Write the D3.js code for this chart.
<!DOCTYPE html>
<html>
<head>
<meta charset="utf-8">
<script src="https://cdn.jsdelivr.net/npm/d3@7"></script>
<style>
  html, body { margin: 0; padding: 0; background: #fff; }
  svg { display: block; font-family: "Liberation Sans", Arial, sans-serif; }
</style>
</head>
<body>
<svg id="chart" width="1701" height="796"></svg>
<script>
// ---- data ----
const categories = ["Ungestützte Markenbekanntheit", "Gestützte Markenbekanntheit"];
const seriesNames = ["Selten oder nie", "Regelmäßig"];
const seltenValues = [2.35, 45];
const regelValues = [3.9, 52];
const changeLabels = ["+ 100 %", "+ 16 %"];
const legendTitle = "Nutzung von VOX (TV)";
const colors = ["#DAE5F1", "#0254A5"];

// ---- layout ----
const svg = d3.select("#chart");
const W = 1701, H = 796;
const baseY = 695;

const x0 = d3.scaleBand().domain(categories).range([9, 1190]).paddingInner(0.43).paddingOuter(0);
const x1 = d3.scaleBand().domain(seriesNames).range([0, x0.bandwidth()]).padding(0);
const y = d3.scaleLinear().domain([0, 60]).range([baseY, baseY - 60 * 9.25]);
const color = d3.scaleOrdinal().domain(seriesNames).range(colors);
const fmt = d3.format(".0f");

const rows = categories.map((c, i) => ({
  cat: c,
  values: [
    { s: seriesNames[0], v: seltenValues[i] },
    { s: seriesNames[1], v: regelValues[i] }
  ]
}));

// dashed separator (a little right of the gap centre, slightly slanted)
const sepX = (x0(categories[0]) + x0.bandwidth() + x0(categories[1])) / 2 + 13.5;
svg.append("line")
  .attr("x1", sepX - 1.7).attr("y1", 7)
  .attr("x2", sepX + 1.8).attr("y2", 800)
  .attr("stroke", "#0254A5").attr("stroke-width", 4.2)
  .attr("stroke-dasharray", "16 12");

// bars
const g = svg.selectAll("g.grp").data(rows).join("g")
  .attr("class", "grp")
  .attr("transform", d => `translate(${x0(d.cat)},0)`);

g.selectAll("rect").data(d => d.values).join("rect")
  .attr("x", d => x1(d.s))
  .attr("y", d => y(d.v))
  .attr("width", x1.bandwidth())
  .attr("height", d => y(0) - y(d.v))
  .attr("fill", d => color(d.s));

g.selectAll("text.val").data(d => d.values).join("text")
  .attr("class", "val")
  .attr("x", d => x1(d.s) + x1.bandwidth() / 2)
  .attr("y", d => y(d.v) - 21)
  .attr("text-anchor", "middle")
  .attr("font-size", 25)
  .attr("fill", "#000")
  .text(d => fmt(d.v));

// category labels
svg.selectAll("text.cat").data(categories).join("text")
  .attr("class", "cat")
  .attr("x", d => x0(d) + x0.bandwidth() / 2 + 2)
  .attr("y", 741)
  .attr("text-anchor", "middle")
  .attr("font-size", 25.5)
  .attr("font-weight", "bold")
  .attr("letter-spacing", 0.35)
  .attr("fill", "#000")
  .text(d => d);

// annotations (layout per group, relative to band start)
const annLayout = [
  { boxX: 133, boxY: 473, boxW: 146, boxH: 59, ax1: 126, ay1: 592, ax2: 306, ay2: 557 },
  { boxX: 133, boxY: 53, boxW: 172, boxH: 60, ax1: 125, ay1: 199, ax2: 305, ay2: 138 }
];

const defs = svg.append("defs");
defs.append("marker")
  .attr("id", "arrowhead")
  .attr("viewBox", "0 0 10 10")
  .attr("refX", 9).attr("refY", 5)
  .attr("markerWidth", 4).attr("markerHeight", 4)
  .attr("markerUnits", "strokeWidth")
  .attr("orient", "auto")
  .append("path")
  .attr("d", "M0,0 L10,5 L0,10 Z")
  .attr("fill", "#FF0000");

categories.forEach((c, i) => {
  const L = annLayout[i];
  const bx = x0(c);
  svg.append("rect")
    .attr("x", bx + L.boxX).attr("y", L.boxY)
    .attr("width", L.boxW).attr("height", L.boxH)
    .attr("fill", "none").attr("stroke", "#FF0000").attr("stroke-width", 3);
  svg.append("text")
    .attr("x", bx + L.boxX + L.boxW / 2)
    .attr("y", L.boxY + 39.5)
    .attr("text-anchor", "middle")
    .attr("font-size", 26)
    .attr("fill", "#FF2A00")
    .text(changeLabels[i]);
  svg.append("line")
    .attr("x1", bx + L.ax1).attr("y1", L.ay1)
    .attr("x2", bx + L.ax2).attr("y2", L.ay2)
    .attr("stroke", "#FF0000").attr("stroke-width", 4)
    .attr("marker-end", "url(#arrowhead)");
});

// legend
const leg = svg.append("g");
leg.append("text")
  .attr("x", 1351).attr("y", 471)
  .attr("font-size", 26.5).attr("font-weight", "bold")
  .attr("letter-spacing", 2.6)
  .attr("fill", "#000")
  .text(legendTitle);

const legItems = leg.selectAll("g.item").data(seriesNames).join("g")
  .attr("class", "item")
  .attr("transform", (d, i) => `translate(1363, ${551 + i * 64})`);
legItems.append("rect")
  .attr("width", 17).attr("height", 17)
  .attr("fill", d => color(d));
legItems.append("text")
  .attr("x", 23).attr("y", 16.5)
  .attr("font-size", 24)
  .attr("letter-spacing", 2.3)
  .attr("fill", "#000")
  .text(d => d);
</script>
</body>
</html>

________________

§ Stated goal
Give back exactly the material above from its opening line to the line bearing "d => color(d.s));".

§ Right answer
Write the D3.js code for this chart.
<!DOCTYPE html>
<html>
<head>
<meta charset="utf-8">
<script src="https://cdn.jsdelivr.net/npm/d3@7"></script>
<style>
  html, body { margin: 0; padding: 0; background: #fff; }
  svg { display: block; font-family: "Liberation Sans", Arial, sans-serif; }
</style>
</head>
<body>
<svg id="chart" width="1701" height="796"></svg>
<script>
// ---- data ----
const categories = ["Ungestützte Markenbekanntheit", "Gestützte Markenbekanntheit"];
const seriesNames = ["Selten oder nie", "Regelmäßig"];
const seltenValues = [2.35, 45];
const regelValues = [3.9, 52];
const changeLabels = ["+ 100 %", "+ 16 %"];
const legendTitle = "Nutzung von VOX (TV)";
const colors = ["#DAE5F1", "#0254A5"];

// ---- layout ----
const svg = d3.select("#chart");
const W = 1701, H = 796;
const baseY = 695;

const x0 = d3.scaleBand().domain(categories).range([9, 1190]).paddingInner(0.43).paddingOuter(0);
const x1 = d3.scaleBand().domain(seriesNames).range([0, x0.bandwidth()]).padding(0);
const y = d3.scaleLinear().domain([0, 60]).range([baseY, baseY - 60 * 9.25]);
const color = d3.scaleOrdinal().domain(seriesNames).range(colors);
const fmt = d3.format(".0f");

const rows = categories.map((c, i) => ({
  cat: c,
  values: [
    { s: seriesNames[0], v: seltenValues[i] },
    { s: seriesNames[1], v: regelValues[i] }
  ]
}));

// dashed separator (a little right of the gap centre, slightly slanted)
const sepX = (x0(categories[0]) + x0.bandwidth() + x0(categories[1])) / 2 + 13.5;
svg.append("line")
  .attr("x1", sepX - 1.7).attr("y1", 7)
  .attr("x2", sepX + 1.8).attr("y2", 800)
  .attr("stroke", "#0254A5").attr("stroke-width", 4.2)
  .attr("stroke-dasharray", "16 12");

// bars
const g = svg.selectAll("g.grp").data(rows).join("g")
  .attr("class", "grp")
  .attr("transform", d => `translate(${x0(d.cat)},0)`);

g.selectAll("rect").data(d => d.values).join("rect")
  .attr("x", d => x1(d.s))
  .attr("y", d => y(d.v))
  .attr("width", x1.bandwidth())
  .attr("height", d => y(0) - y(d.v))
  .attr("fill", d => color(d.s));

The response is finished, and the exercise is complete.